Sasha Filipenko traces the arc of Russian history from Stalin’s terror to the present day, in a novel full of heart and humanity.

One struggles not to forget, while the other would like nothing better. Tatiana Alexeyevna is an old woman, over ninety, rich in lived experience, and suffering from Alzheimer’s. Every day, she loses a few more of her irreplaceable memories. Alexander is a young man whose life has been brutally torn in two.

Tatiana tells her young neighbor her life story, a story that encompasses the entire Russian 20th century with all its horrors and hard-won humanity. Little by little, the old woman and the young man forge an unlikely friendship and make a pact against forgetting.


Product Details

ISBN-13: 9781609456931
Publisher: Europa Editions, Incorporated
Publication date: 08/24/2021
Pages: 208
Product dimensions: 5.25(w) x 8.25(h) x (d)

About the Author

Sasha Filipenko, born in Minsk in 1984, is a Belarusian author who writes in Russian. After abandoning his classical music training, he studied literature in St. Petersburg and worked as a journalist, screenwriter and author for a satire show. Sasha Filipenko lives in St. Petersburg.
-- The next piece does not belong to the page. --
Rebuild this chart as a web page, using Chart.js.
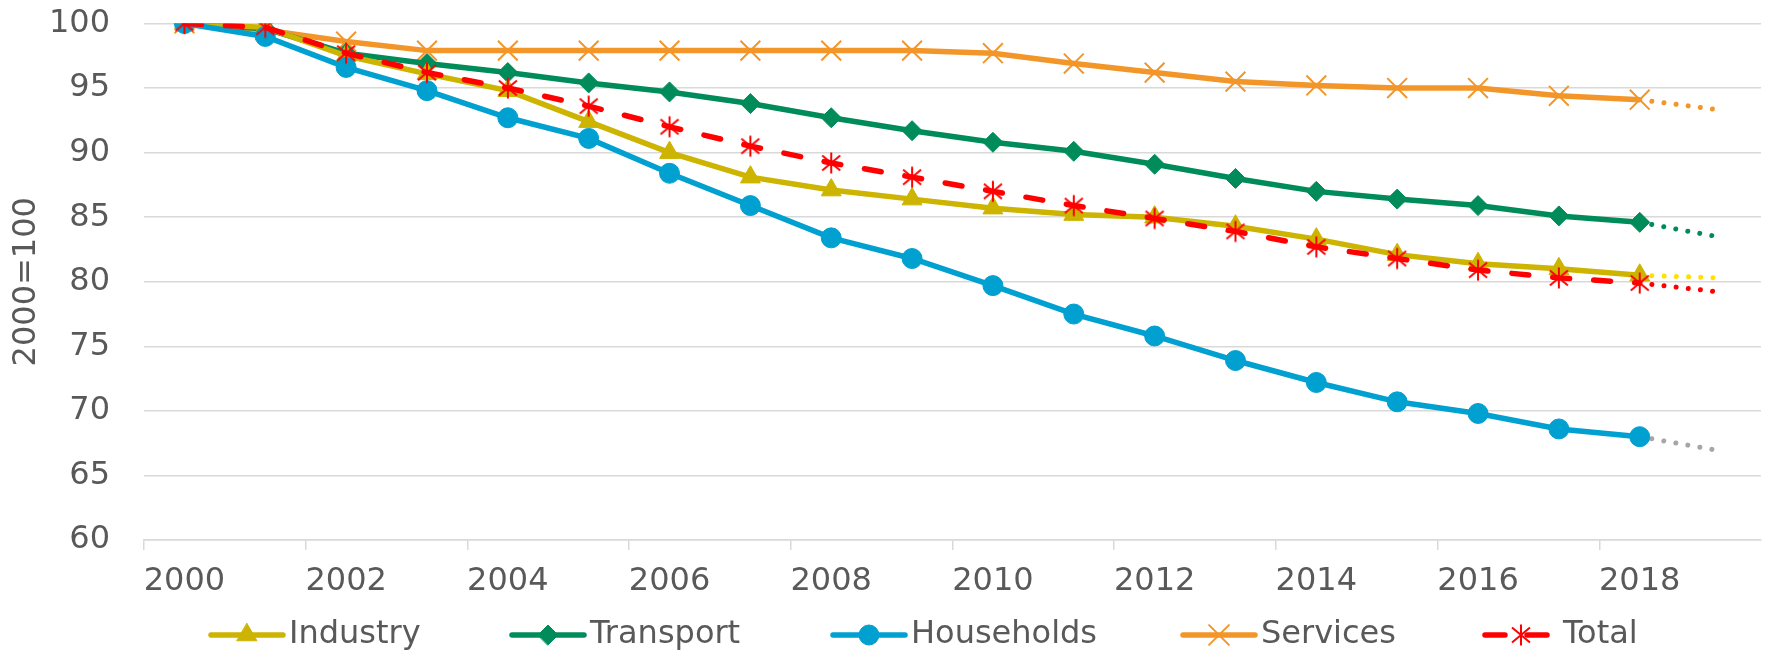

Brian James Baer is the founding editor of the journal Translation and Interpreting Studies. He is the translator of Stories by Mikhail Zhvanetsky and Not Just Brodsky by Sergei Dovlatov, and the author of the monograph Other Russias (Palgrave Macmillan, 2009).


Ellen Vayner has translated short stories, magazine interviews, and a conceptual artistic project. Her first full-length translation was Sacred Darkness.